Twenty-seven patients with follicular (n = 18), mantle cell (n = 5), small lymphocytic (n = 3), and marginal zone (n = 1) lymphomas were enrolled between July 2008 and May 2010. The median age at enrollment was 60 years (range: 35-85) and time from diagnosis was 6.77 years (range: 0.89-26.12 years).
Three of the 27 enrolled patients discontinued treatment due to adverse events prior to cycle 3. Twenty-four patients received rituximab during cycle 3 and were evaluable for both part 1 and part 2 responses. For these patients, the ORR after part 1 was 29% (four patients had a complete response [CR] or CR unconfirmed [CRu], and three patients had a partial response [PR]). The ORR after part 2 was 58% (eight patients had a CR and six had a PR). The ORR was 53% for patients with follicular lymphoma (8/15), 60% for mantle cell lymphoma (3/5), 67% for small lymphocytic lymphoma (2/3), and 100% for marginal zone lymphoma (1/1). Seventy-five percent of patients (19/24) continued to receive treatment with lenalidomide and dexamethasone after cycle 5. The median follow-up for all enrolled patients (n = 27) was 12.2 months (range: 0.9-52.7 months) and the median PFS was 23.7 months.
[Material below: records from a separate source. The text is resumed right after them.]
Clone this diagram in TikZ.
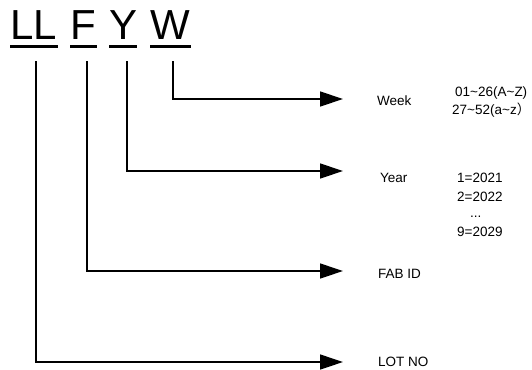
\documentclass[tikz,border=0pt]{standalone}
\usepackage{fontspec}
\setmainfont{Liberation Sans}
\newfontfamily\cjk{Noto Sans CJK SC}
\usetikzlibrary{arrows.meta}
\begin{document}
\begin{tikzpicture}[x=1pt,y=-1pt,
  big/.style={inner sep=0pt,anchor=base west,font=\fontsize{42}{46}\selectfont},
  lbl/.style={inner sep=0pt,anchor=base west,font=\fontsize{13.5}{15}\selectfont},
  uline/.style={line width=2.7pt},
  conn/.style={line width=1.3pt,-{Triangle[length=23pt,width=15pt]}}]
\useasboundingbox (0,0) rectangle (532,369);
% big letters
\node[big] (ll) at (10,40) {LL};
\node[big] (f) at (70,40) {F};
\node[big] (y) at (109,40) {Y};
\node[big] (w) at (150,40) {W};
\draw[uline] (10,46.3) -- (58,46.3);
\draw[uline] (70,46.3) -- (97,46.3);
\draw[uline] (109,46.3) -- (137,46.3);
\draw[uline] (150,46.3) -- (191,46.3);
% connector start/end points
\coordinate (s1) at (36,61);
\coordinate (s2) at (87,61);
\coordinate (s3) at (127,61);
\coordinate (s4) at (173,61);
\coordinate (e1) at (343,362);
\coordinate (e2) at (343,271);
\coordinate (e3) at (343,171);
\coordinate (e4) at (343,99);
\draw[conn] (s1) |- (e1);
\draw[conn] (s2) |- (e2);
\draw[conn] (s3) |- (e3);
\draw[conn] (s4) |- (e4);
% labels
\node[lbl] (week) at (377,105) {Week};
\node[lbl] (year) at (380,182) {Year};
\node[lbl] (fab) at (378,278) {FAB ID};
\node[lbl] (lot) at (378,366) {LOT NO};
\node[lbl] (w1) at (455,96) {01\textasciitilde 26(A\textasciitilde Z)};
\node[lbl] (w2) at (452,114.5) {27\textasciitilde 52(a\textasciitilde z{\cjk ）}};
\node[lbl] (y1) at (457,182) {1=2021};
\node[lbl] (y2) at (457,201) {2=2022};
\node[lbl] (y3) at (470,217) {...};
\node[lbl] (y4) at (457,236) {9=2029};
\end{tikzpicture}
\end{document}
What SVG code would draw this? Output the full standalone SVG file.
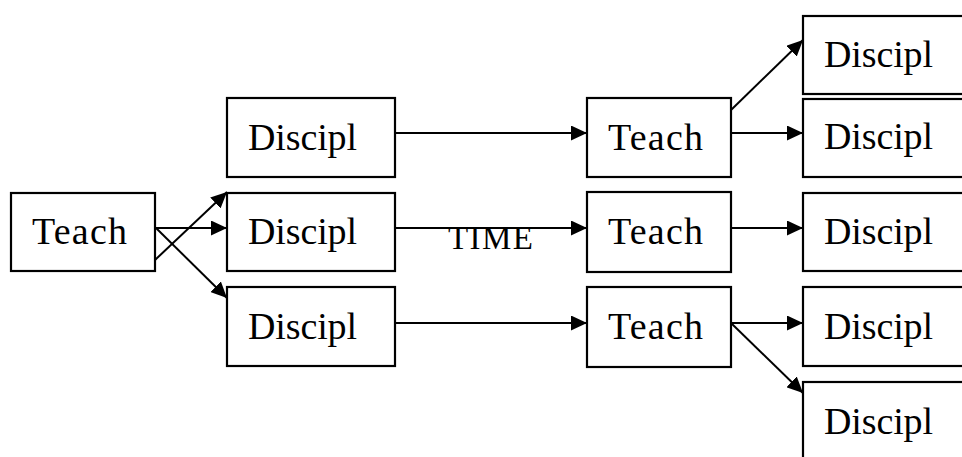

Four patients discontinued therapy due to adverse events thought to be treatment related. Of these, three discontinued treatment during part 1 (myocarditis, rash, thrombocytopenia), and one discontinued treatment after the part 2 response assessment (secondary malignancy). The most common grade 3 and 4 toxicities included neutropenia (30%), leukopenia (15%), hypokalemia (15%), anemia (7%), hypophosphatemia (7%), and thrombocytopenia (7%).
In summary, treatment with lenalidomide, low-dose dexamethasone, and rituximab was shown to be effective in patients with rituximab-refractory or resistant indolent B-cell or mantle cell lymphoma. This combination, administered at different doses or on different schedules, has previously been shown to be an effective regimen for both indolent and aggressive lymphoma variants, either as initial treatment or for relapsed or refractory disease. However, what makes this trial unique is that each of the enrolled patients had demonstrated prior rituximab resistance. The current data suggest that prior and concurrent lenalidomide is effective in at least partially overcoming rituximab resistance, thereby explaining the delta in observed responses when comparing rates at the end of Part 2 with those after completion of Part 1. However, the study was not designed to prove this conclusively and it might be reasonably argued that the increment in response rates during Part 2 reflected a cumulative, delayed effect of lenalidomide alone. To address this, a prospective randomized trial of lenalidomide/dexamethasone ± late cycle rituximab would be most instructive.